New Item - Tubular Subframe and Rear Suspension for Manual Goblins

Cnixon160

Active Member
We finished the front and rear trans mounts for the F23 and F35 transmissions. We mocked up one side to test fitment, suspension travel, and camber adjustment.

We have a few more weld jigs to fabricate and need to have the trans mounts laser cut. The Bosch intercooler pump has to be relocated, so we will need to source the hardware for the mounting kit.
View attachment 46428View attachment 46429
@Lonny is it possible to have a small rear bar added between the uprights? My intercooler is mounted across there and it would probably look nicer if you added it in production than if I added it
46631
 

Desert Sasqwatch

Goblin Guru
How many pre-orders have been made? Many builders were talking about wanting this tube subframe for various reasons; looks, weight or suspension geometry improvement.
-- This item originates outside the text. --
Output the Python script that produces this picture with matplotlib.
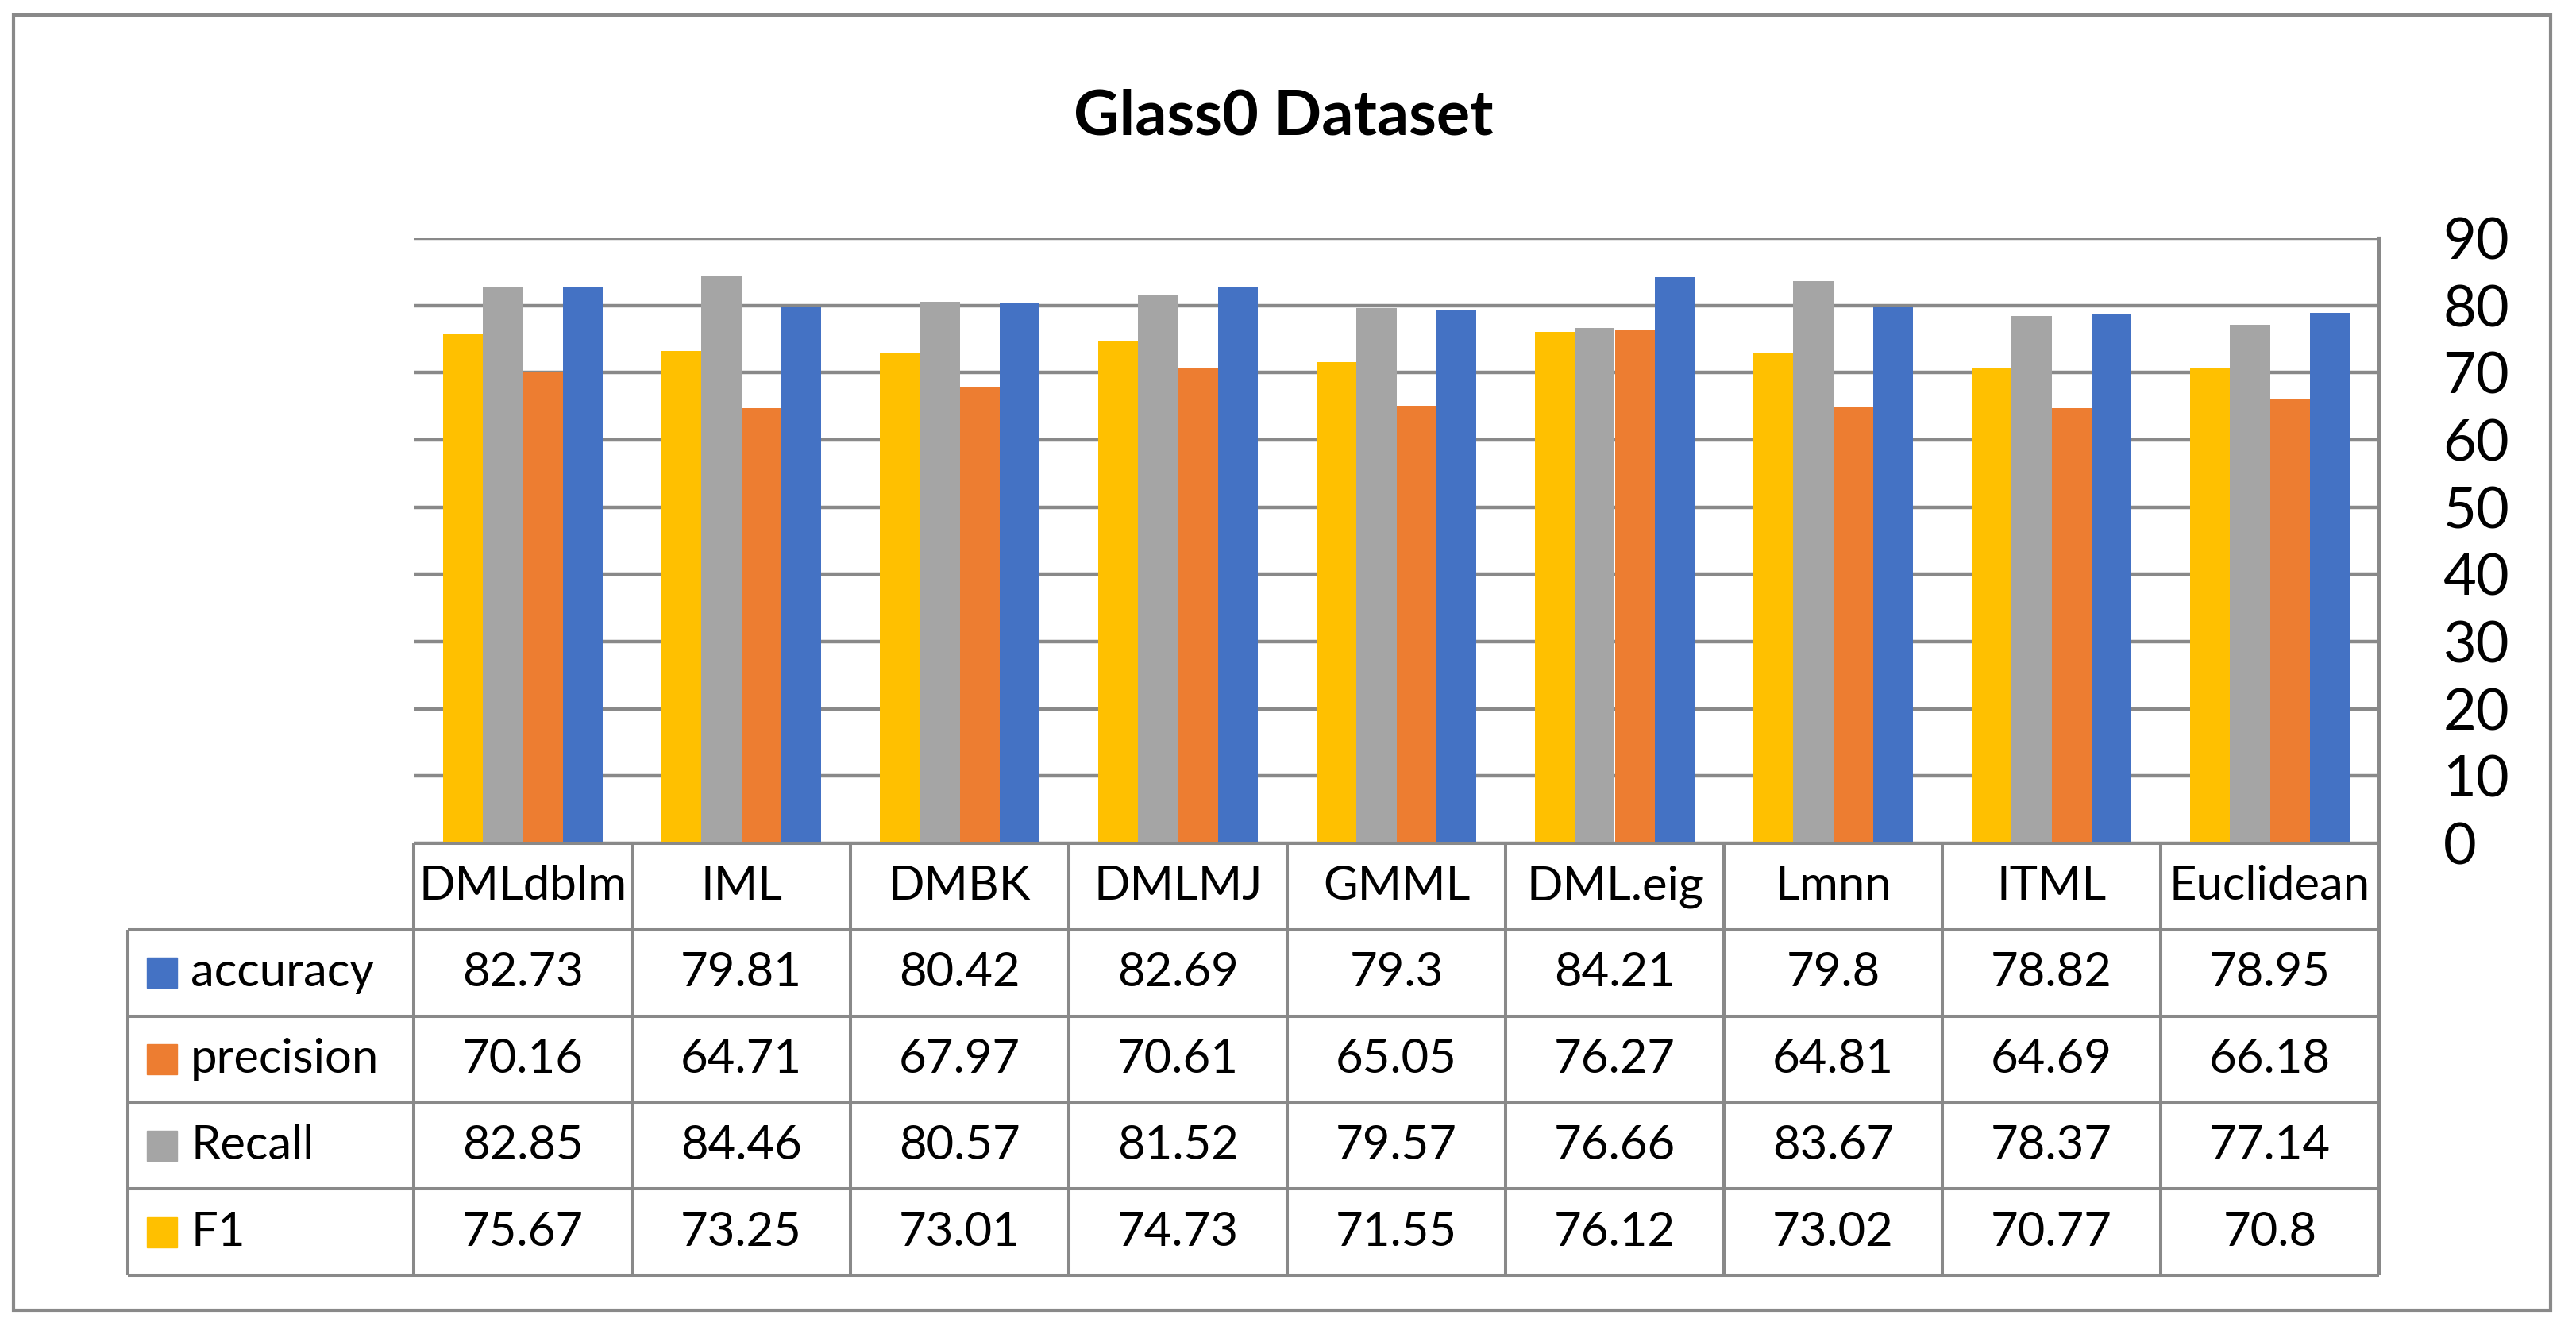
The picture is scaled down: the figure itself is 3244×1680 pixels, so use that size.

If you want to play you have to pay - performance costs money. Without those required pre-orders its possible this may not happen, as the business has to be there to support special projects like this one. Curious if the 20 orders have been placed? :rolleyes:
 

comegetjoe

Goblin Guru
How many pre-orders have been made? Many builders were talking about wanting this tube subframe for various reasons; looks, weight or suspension geometry improvement. If you want to play you have to pay - performance costs money. Without those required pre-orders its possible this may not happen, as the business has to be there to support special projects like this one. Curious if the 20 orders have been placed? :rolleyes:
The answer has to be yes. You can ask me how I know, but I know for sure that AT LEAST 19 have been placed.
 

Rttoys

Goblin Guru
From my understanding, yes the 20 were placed. I would suspect more and I believe you can still place the order, because the 20 was the goal to just put it in production.
 

Desert Sasqwatch

Goblin Guru
That's great news! Gives Lonny confidence to keep developing performance improvements for the community that the builders are asking for. The only reason I asked was there were only a few who had stated a commitment to purchase, there were also a few who were getting sticker shock. Can't wait to see what the 'known' autoX performance improvement is over the stock Cobalt setup from those who are consistently at the track. :D
 

Desert Sasqwatch

Goblin Guru
Question tho: how does the rear swaybar attach to this new subframe? Will mounts need to be fabricated? Granted, the geometry is better than the Cobalt subframe and suspension, but I have to assume a rear swaybar may still be needed to help balance the handling.
 

Ross

Goblin Guru
If you are going to fabricate a sway bar mount, do it up front.
Randy Pobst was wondering why I setup my goblin with a rear sway bar, as a front sway bar is a better option, or run front and rear sway bars, with the front sway bar as the bigger bar.
 

Desert Sasqwatch

Goblin Guru
Front only swaybar will induce understeer. I would go with the front and rear swaybars and size them for a neutral balance - in coordination with the proper spring rates and suspension geometry adjustments to include roll centers. The swaybar sizes will vary with the setup, but the bar diameter should be as thin as possible to keep 'independence' of the suspension - if too thick (stiff) then individual corner suspension compliance is lost. Getting the right balance is the hardest part to optimize a Goblin's handling potential. :D
 

Rttoys

Goblin Guru
I’d like to do both ft and rear. I’ll probably run with out a rear sway bar at first, then add a rear, then front.
 

Meansol

Member
I'm not an suspension expert but from my "feel" the front springs are too stiff. I put lighter springs, helps with the bad roads, but now a sway bar feels needed upfront to help with maintaining turn in speed.
 

Rttoys

Goblin Guru
It goes against all racing stuff, but I think the goblin in general goes against all racing stuff :p I use the 225/475 springs up front and they seem to work well. I use the 10” shock with it, but it is possible to squeeze them on the 9” shocks Df supplies. I turn down the dampening adjuster for road use and turn it up for autocross and it seems to work very well.
 

Desert Sasqwatch

Goblin Guru
That's the right direction. Always use the lightest springs you can get away with - that won't bottom out. Swaybar sized to reduce body roll. Balanced to the rear springs and swaybar to stay out of understeer - and more importantly oversteer (bad thing in a Goblin due weight distribution). The lighter springs help the front tires stay in contact with the road surface, especially over bumps. Too stiff springs allow the front tires to 'skip' over uneven obstacles reducing steering and braking effectiveness.